STATED TASK => Pull every line with the word "this" out of the entries below.

··· SUPPLIED INFORMATION

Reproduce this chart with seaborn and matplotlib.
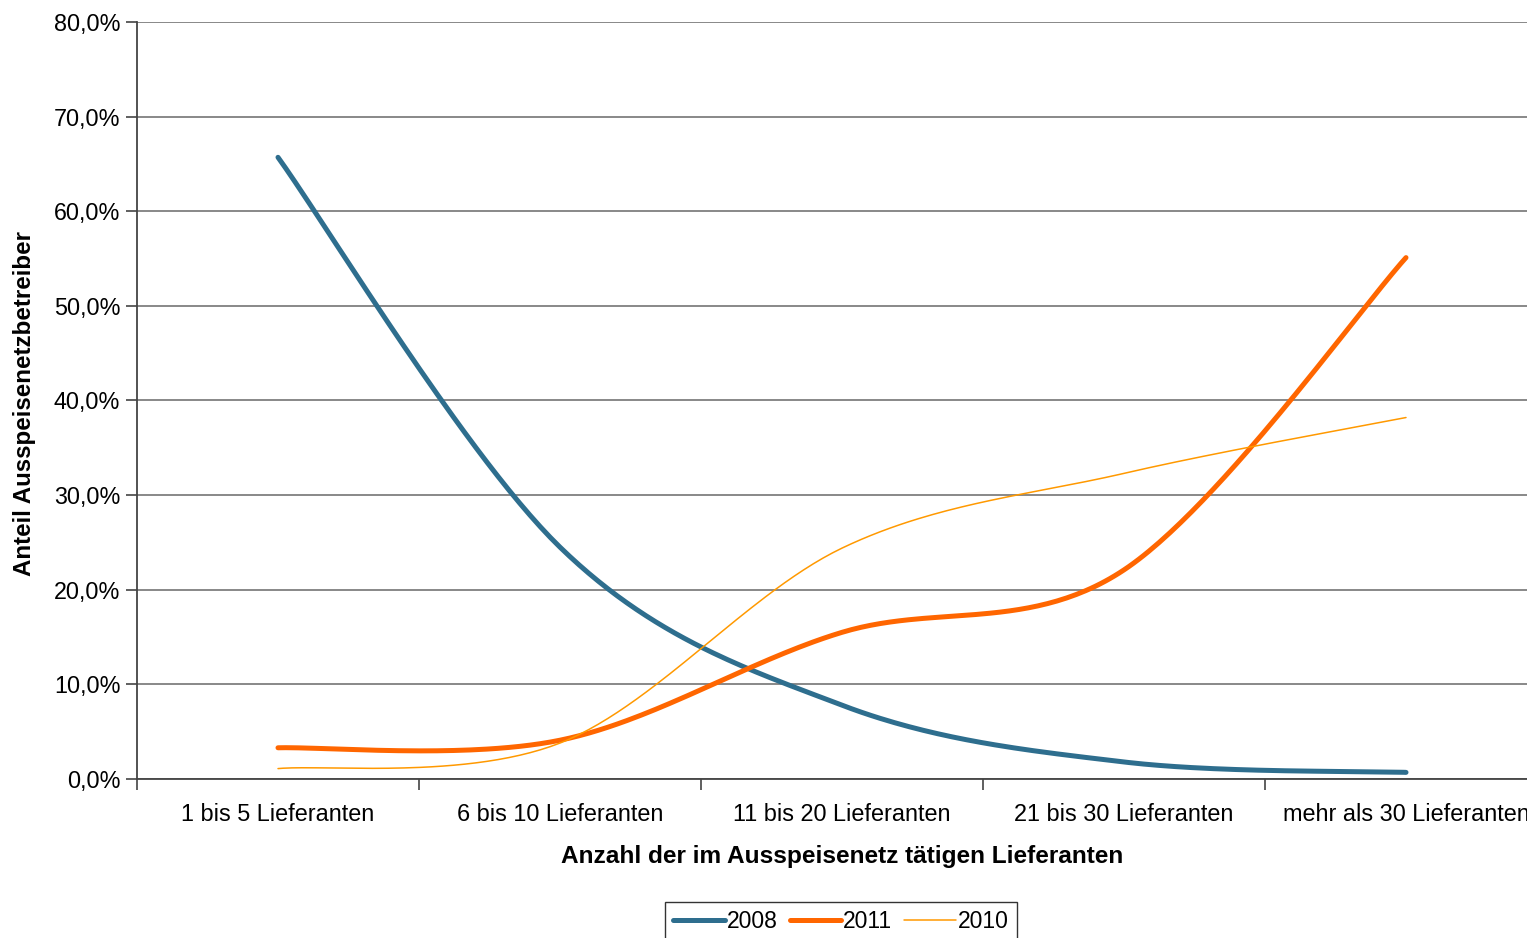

······
··· SUPPLIED INFORMATION

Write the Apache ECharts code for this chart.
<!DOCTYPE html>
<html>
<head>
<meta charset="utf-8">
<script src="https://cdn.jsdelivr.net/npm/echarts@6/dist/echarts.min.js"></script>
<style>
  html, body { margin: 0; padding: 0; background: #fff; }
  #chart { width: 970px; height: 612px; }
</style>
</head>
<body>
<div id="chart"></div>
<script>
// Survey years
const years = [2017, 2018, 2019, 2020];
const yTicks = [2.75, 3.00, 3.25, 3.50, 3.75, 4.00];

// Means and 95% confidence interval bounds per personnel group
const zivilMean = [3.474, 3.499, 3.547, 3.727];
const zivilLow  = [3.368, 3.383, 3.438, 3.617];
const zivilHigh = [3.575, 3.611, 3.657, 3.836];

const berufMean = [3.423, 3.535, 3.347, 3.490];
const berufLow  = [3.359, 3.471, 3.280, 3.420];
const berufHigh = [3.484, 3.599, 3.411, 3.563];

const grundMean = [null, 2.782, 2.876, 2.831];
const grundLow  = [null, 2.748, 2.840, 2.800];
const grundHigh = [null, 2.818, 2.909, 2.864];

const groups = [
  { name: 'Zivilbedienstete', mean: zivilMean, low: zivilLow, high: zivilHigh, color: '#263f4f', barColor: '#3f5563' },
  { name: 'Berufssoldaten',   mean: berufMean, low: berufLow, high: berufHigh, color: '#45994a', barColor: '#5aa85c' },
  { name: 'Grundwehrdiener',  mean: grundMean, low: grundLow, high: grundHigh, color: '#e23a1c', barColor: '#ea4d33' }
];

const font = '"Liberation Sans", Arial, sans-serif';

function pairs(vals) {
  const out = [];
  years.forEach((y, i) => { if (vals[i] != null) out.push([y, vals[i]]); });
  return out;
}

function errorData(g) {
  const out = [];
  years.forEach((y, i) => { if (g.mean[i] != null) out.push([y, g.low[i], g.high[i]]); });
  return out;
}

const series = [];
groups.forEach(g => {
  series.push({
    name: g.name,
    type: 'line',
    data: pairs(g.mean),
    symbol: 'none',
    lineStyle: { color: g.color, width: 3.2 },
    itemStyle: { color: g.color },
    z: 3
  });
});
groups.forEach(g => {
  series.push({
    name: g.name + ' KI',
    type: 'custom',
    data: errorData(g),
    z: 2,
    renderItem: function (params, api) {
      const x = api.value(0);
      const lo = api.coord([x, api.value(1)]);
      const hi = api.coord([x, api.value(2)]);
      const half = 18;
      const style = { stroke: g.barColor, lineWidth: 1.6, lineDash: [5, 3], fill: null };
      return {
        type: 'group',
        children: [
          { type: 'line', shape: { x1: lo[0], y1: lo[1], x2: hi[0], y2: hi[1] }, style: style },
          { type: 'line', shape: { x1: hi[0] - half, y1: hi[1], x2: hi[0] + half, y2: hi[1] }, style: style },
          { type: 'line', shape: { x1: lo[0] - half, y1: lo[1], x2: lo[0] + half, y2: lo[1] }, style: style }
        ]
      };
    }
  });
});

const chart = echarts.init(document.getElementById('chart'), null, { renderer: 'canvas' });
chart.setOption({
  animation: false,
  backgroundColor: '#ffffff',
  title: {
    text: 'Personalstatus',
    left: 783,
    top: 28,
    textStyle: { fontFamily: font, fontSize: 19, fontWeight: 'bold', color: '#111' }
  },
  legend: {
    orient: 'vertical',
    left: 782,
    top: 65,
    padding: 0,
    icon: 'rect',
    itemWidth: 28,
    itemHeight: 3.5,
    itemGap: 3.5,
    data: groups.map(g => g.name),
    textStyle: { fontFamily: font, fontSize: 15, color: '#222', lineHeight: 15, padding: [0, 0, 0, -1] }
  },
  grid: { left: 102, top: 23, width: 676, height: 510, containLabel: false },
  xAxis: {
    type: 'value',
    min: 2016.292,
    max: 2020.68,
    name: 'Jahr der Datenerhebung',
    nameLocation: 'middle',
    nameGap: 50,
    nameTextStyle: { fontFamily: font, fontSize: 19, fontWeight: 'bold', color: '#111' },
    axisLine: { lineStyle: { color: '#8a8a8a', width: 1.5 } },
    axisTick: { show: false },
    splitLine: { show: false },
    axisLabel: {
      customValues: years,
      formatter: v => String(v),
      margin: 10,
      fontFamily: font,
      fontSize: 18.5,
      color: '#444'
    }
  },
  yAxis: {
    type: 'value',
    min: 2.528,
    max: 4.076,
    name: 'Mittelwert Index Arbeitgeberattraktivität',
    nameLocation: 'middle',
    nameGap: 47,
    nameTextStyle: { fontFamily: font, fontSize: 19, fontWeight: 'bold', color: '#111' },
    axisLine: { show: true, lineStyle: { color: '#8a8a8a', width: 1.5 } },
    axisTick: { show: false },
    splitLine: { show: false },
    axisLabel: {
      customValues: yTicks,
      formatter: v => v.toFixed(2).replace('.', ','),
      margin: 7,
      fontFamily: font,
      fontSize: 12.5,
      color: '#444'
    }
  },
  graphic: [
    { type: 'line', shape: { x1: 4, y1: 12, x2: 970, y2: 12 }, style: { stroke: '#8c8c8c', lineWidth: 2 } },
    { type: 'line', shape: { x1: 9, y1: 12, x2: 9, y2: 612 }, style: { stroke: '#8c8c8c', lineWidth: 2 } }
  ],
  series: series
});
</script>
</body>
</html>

······
··· SUPPLIED INFORMATION

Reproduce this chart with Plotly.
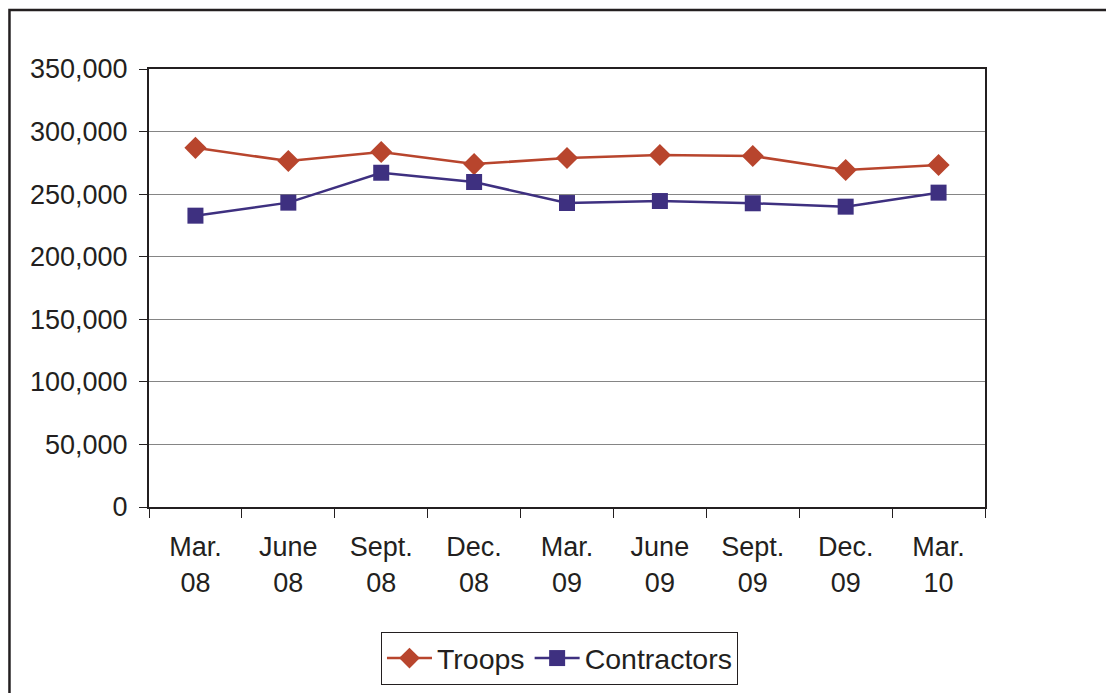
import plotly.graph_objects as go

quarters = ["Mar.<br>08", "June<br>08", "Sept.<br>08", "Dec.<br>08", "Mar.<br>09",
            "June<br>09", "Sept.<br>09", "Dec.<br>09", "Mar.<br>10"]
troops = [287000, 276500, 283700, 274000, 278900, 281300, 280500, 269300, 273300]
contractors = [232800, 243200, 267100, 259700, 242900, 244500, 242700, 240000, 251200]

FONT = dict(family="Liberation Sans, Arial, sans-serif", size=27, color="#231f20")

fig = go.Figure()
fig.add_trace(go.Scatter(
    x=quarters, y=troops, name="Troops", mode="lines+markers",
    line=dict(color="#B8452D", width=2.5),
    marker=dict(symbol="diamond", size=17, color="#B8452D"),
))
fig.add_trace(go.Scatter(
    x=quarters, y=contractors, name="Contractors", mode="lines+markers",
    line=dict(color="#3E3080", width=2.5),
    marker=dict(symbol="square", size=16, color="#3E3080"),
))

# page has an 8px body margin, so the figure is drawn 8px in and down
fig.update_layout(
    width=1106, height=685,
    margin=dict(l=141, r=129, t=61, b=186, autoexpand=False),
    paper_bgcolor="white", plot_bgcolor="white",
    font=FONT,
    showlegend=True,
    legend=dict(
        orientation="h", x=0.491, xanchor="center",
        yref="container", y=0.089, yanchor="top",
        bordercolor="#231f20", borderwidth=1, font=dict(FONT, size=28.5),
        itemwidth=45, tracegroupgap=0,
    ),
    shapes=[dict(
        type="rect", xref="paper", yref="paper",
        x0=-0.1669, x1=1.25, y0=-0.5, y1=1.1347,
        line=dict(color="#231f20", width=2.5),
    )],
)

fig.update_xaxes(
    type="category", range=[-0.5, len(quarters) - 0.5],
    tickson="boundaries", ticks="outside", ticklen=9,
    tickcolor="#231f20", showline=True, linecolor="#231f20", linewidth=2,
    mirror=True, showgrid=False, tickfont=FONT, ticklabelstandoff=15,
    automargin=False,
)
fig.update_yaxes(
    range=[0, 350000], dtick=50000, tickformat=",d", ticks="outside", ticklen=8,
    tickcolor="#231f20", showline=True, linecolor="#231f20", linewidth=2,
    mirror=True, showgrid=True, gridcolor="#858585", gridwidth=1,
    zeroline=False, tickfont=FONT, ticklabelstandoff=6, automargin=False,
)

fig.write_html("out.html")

······

TASK RESPONSE =>
Reproduce this chart with seaborn and matplotlib.
Write the Apache ECharts code for this chart.
Reproduce this chart with Plotly.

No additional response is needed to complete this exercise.